In structural health monitoring (SHM), measuring and evaluating structural dynamic responses are critical for safety management of civil infrastructures. Particularly, online forecasting of the structural responses under extreme external loading conditions (e.g., earthquakes) takes a significant role in SHM to provide early warning and ensure safe operation. In practice, complex causality and intrinsic interactions between seismic excitation and structural response make it challenging to establish a reliable predictive scheme. The present paper proposes a novel deep recurrent neural network (RNN) model implemented in the architecture of a time-series attention-based RNN encoder–decoder (TSA-RNN-ED), for predictive analysis of structural responses under seismic excitation.
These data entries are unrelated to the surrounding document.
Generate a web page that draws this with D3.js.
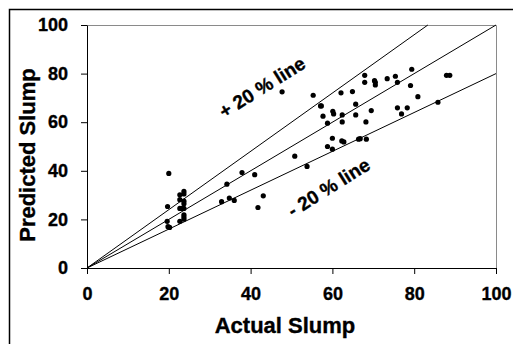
<!DOCTYPE html>
<html>
<head>
<meta charset="utf-8">
<script src="https://cdn.jsdelivr.net/npm/d3@7"></script>
<style>
  body { margin: 0; background: #fff; }
  text { font-family: "Liberation Sans", Arial, sans-serif; font-weight: bold; fill: #000; stroke: #000; stroke-width: 0.35px; }
</style>
</head>
<body>
<div id="chart"></div>
<script>
const actual = [
  20.0, 19.7, 19.6, 19.8, 20.2, 22.7, 23.7, 23.7, 22.7, 23.7, 23.7, 22.7, 23.2, 23.7,
  23.7, 23.7, 23.7, 22.7, 32.9, 34.2, 34.8, 36.0, 37.9, 41.0, 41.8, 43.1, 47.7, 50.8,
  53.8, 55.3, 57.1, 57.3, 57.7, 58.8, 58.8, 60.0, 60.0, 60.1, 60.3, 62.1, 62.4, 62.4,
  62.3, 62.8, 64.9, 65.7, 65.7, 66.4, 66.8, 67.9, 67.9, 68.2, 68.3, 69.5, 70.3, 70.5,
  70.5, 73.4, 75.4, 75.9, 75.9, 76.9, 78.3, 79.1, 79.4, 80.9, 85.8, 87.9, 88.7
];
const predicted = [
  38.9, 25.3, 19.2, 17.0, 16.7, 30.1, 31.5, 30.5, 28.1, 27.5, 26.4, 24.5, 24.5, 24.5,
  21.9, 21.0, 20.1, 19.2, 27.3, 34.5, 28.8, 27.8, 39.3, 38.4, 24.9, 29.7, 72.5, 46.0,
  41.8, 71.1, 66.7, 66.7, 62.5, 59.6, 50.0, 53.4, 48.9, 64.5, 63.4, 72.1, 63.0, 60.1,
  52.3, 51.9, 72.6, 67.4, 63.0, 53.0, 53.2, 79.3, 76.4, 60.1, 53.0, 64.8, 77.1, 76.4,
  75.3, 77.9, 78.9, 76.4, 65.9, 63.4, 65.9, 75.1, 81.8, 70.5, 68.2, 79.3, 79.3
];

// reference lines: predicted = factor * actual
const lineFactors = [1.2, 1.0, 0.8];
const lineLabels = ["+ 20 % line", "- 20 % line"];
const labelX = [42.8, 59.1];
const labelY = [74.4, 33.2];

const xTicks = [0, 20, 40, 60, 80, 100];
const yTicks = [0, 20, 40, 60, 80, 100];
const xTitle = "Actual Slump";
const yTitle = "Predicted Slump";

const W = 513, H = 344;
const margin = {top: 25, right: 17, bottom: 76, left: 87};

const svg = d3.select("#chart").append("svg")
    .attr("width", W)
    .attr("height", H);

// outer frame
svg.append("rect")
    .attr("x", 9.5).attr("y", 9.5)
    .attr("width", 600).attr("height", 600)
    .attr("fill", "none")
    .attr("stroke", "#000")
    .attr("stroke-width", 1.5);

const x = d3.scaleLinear().domain([0, 100]).range([margin.left, W - margin.right]);
const y = d3.scaleLinear().domain([0, 100]).range([H - margin.bottom, margin.top]);

// grey plot border on top and right
svg.append("path")
    .attr("d", `M${x(0)},${y(100) + 0.5}H${x(100) + 0.5}V${y(0)}`)
    .attr("fill", "none")
    .attr("stroke", "#8a8a8a")
    .attr("stroke-width", 1);

// axes
const xAxis = svg.append("g")
    .attr("transform", `translate(0,${y(0)})`)
    .call(d3.axisBottom(x).tickValues(xTicks).tickSize(6).tickSizeOuter(0).tickPadding(13));
const yAxis = svg.append("g")
    .attr("transform", `translate(${x(0)},0)`)
    .call(d3.axisLeft(y).tickValues(yTicks).tickSize(6).tickSizeOuter(0).tickPadding(13));

[xAxis, yAxis].forEach(g => {
    g.select(".domain").attr("stroke", "#000");
    g.selectAll(".tick line").attr("stroke", "#000");
    g.selectAll(".tick text")
        .style("font-size", "18px")
        .style("font-family", "'Liberation Sans', Arial, sans-serif")
        .style("font-weight", "bold")
        .attr("fill", "#000");
});

// reference lines
svg.append("g").selectAll("line")
    .data(lineFactors)
    .join("line")
    .attr("x1", x(0)).attr("y1", y(0))
    .attr("x2", d => x(Math.min(100, 100 / d)))
    .attr("y2", d => y(Math.min(100, 100 * d)))
    .attr("stroke", "#000")
    .attr("stroke-width", 1);

// points
svg.append("g").selectAll("circle")
    .data(actual.map((a, i) => [a, predicted[i]]))
    .join("circle")
    .attr("cx", d => x(d[0]))
    .attr("cy", d => y(d[1]))
    .attr("r", 2.6)
    .attr("fill", "#000");

// line labels
svg.append("g").selectAll("text")
    .data(lineLabels)
    .join("text")
    .attr("transform", (d, i) => `translate(${x(labelX[i])},${y(labelY[i])}) rotate(-32)`)
    .attr("text-anchor", "middle")
    .attr("dy", "0.35em")
    .style("font-size", "19px")
    .text(d => d);

// axis titles
svg.append("text")
    .attr("x", 285).attr("y", 333)
    .attr("text-anchor", "middle")
    .style("font-size", "22px")
    .text(xTitle);

svg.append("text")
    .attr("transform", "translate(35,155) rotate(-90)")
    .attr("text-anchor", "middle")
    .style("font-size", "22px")
    .text(yTitle);
</script>
</body>
</html>
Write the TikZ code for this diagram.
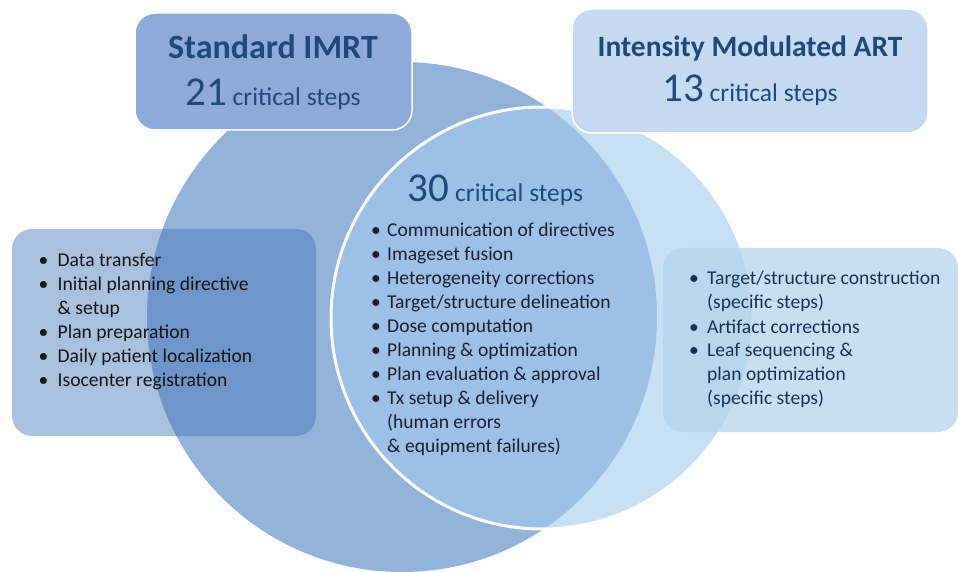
\documentclass[tikz,border=0pt]{standalone}
\usepackage{fontspec}
\setmainfont{Carlito}
\usetikzlibrary{positioning}

\definecolor{imrtcirc}{HTML}{93B3DA}
\definecolor{artcirc}{RGB}{200,224,243}
\definecolor{bothcirc}{HTML}{9DC0E6}
\definecolor{imrtfill}{HTML}{8EAADA}
\definecolor{artfill}{HTML}{C5DAF0}
\definecolor{leftfill}{RGB}{65,116,184}
\definecolor{rightfill}{RGB}{179,211,237}
\definecolor{headblue}{HTML}{1F497D}
\definecolor{lefttext}{RGB}{20,20,22}
\definecolor{coretext}{RGB}{26,32,48}
\definecolor{righttext}{RGB}{30,46,82}

\newlength{\bulletw}
\newcommand{\itm}{\makebox[\bulletw][l]{\textbullet}}
\newcommand{\cont}{\hspace*{\bulletw}}

\tikzset{
  headbox/.style={rectangle, rounded corners=20pt, draw=white, line width=1.5pt},
  listbox/.style={rectangle, rounded corners=20pt, draw=none},
  heading/.style={anchor=base, text=headblue, font=\bfseries},
  count/.style={anchor=base, text=headblue},
  steplist/.style={anchor=base west, font=\fontsize{19.6}{24}\selectfont}
}

\newcommand{\steps}[1]{\fontsize{41}{48}\selectfont #1\fontsize{25.5}{30}\selectfont\ critical steps}

\begin{document}
\begin{tikzpicture}[x=1pt, y=-1pt]
\tikzstyle{every node}+=[inner sep=0pt]
\useasboundingbox (0,0) rectangle (959,572);
\fill [white] (0,0) rectangle (959,572);

\coordinate (lc) at (402,317);
\coordinate (rc) at (542,318);

% the two overlapping circles
\fill [imrtcirc] (lc) circle [radius=255pt];
\fill [artcirc] (rc) circle [radius=211pt];
\begin{scope}
\clip (lc) circle [radius=255pt];
\fill [bothcirc] (rc) circle [radius=211pt];
\end{scope}
\draw [white, line width=3pt] (rc) circle [radius=211pt];

% boxes
\node [listbox, fill=leftfill, fill opacity=0.45, minimum width=304pt, minimum height=207pt] (leftbox) at (164,332.5) {};
\node [listbox, fill=rightfill, fill opacity=0.72, minimum width=295pt, minimum height=184pt] (rightbox) at (810.5,340) {};
\node [headbox, fill=imrtfill, minimum width=277pt, minimum height=117pt] (imrt) at (273.5,71.5) {};
\node [headbox, fill=artfill, minimum width=356pt, minimum height=124pt] (art) at (750,71) {};

% headings
\node [heading, font=\bfseries\fontsize{34}{40}\selectfont] (imrt-title) at (273,59) {Standard IMRT};
\node [count] (imrt-count) at (273,106) {\steps{21}};
\node [heading, font=\bfseries\fontsize{29.5}{34}\selectfont] (art-title) at (750,57) {Intensity Modulated ART};
\node [count] (art-count) at (750,102) {\steps{13}};
\node [count] (core-count) at (495.5,202) {\steps{30}};

% step lists
\node [steplist, text=lefttext] (imrt-list) at (38.5,267) {\setlength{\bulletw}{19pt}%
\begin{tabular}[t]{@{}l@{}}
\itm Data transfer\\
\itm Initial planning directive\\
\cont\& setup\\
\itm Plan preparation\\
\itm Daily patient localization\\
\itm Isocenter registration
\end{tabular}};

\node [steplist, text=coretext] (core-list) at (371,237) {\setlength{\bulletw}{16pt}%
\begin{tabular}[t]{@{}l@{}}
\itm Communication of directives\\
\itm Imageset fusion\\
\itm Heterogeneity corrections\\
\itm Target/structure delineation\\
\itm Dose computation\\
\itm Planning \& optimization\\
\itm Plan evaluation \& approval\\
\itm Tx setup \& delivery\\
\cont(human errors\\
\cont\& equipment failures)
\end{tabular}};

\node [steplist, text=righttext] (art-list) at (689,285) {\setlength{\bulletw}{18pt}%
\begin{tabular}[t]{@{}l@{}}
\itm Target/structure construction\\
\cont(specific steps)\\
\itm Artifact corrections\\
\itm Leaf sequencing \&\\
\cont plan optimization\\
\cont(specific steps)
\end{tabular}};
\end{tikzpicture}
\end{document}
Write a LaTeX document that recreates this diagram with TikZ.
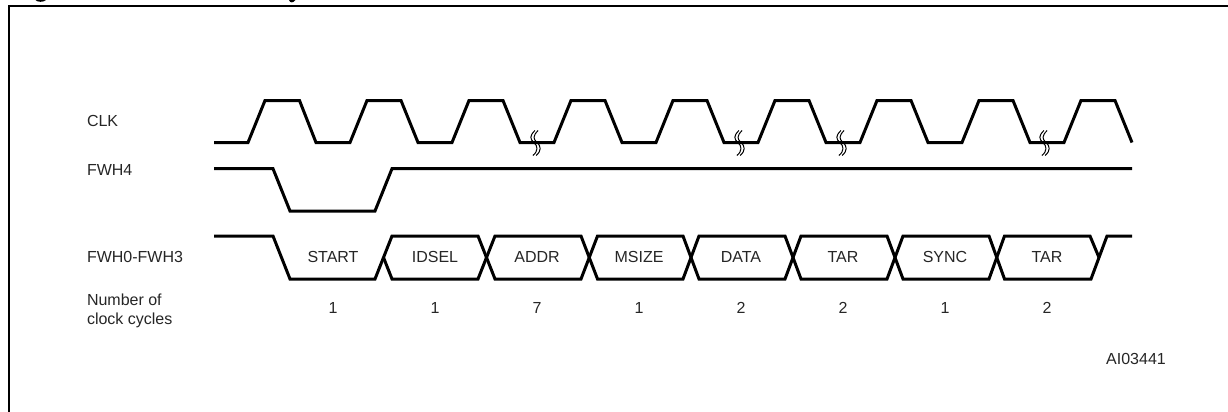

In the proposed data-driven model, upcoming sequential responses are predicted through sequence-to-sequence learning from historical multivariate time-series signals. A time-series attention mechanism is proposed to exploit the heterogeneous, but directly related, hidden features between the seismic loads and the corresponding structural responses. The proposed architecture can reliably regress excitation-response interactions to predict dynamic responses subjected to future earthquakes while satisfying the need of real-time forecasting for on-site practical implementation. This article systematically evaluates the proposed model by using two real-world structural cases: 1) the tallest building in China, the Shanghai Tower and 2) a woodframe classroom on a shake table at the University of British Columbia in Vancouver, Canada. The experimental results demonstrate the accurate and efficient performance of the proposed methodology in forecasting the seismic responses of the structures under investigation.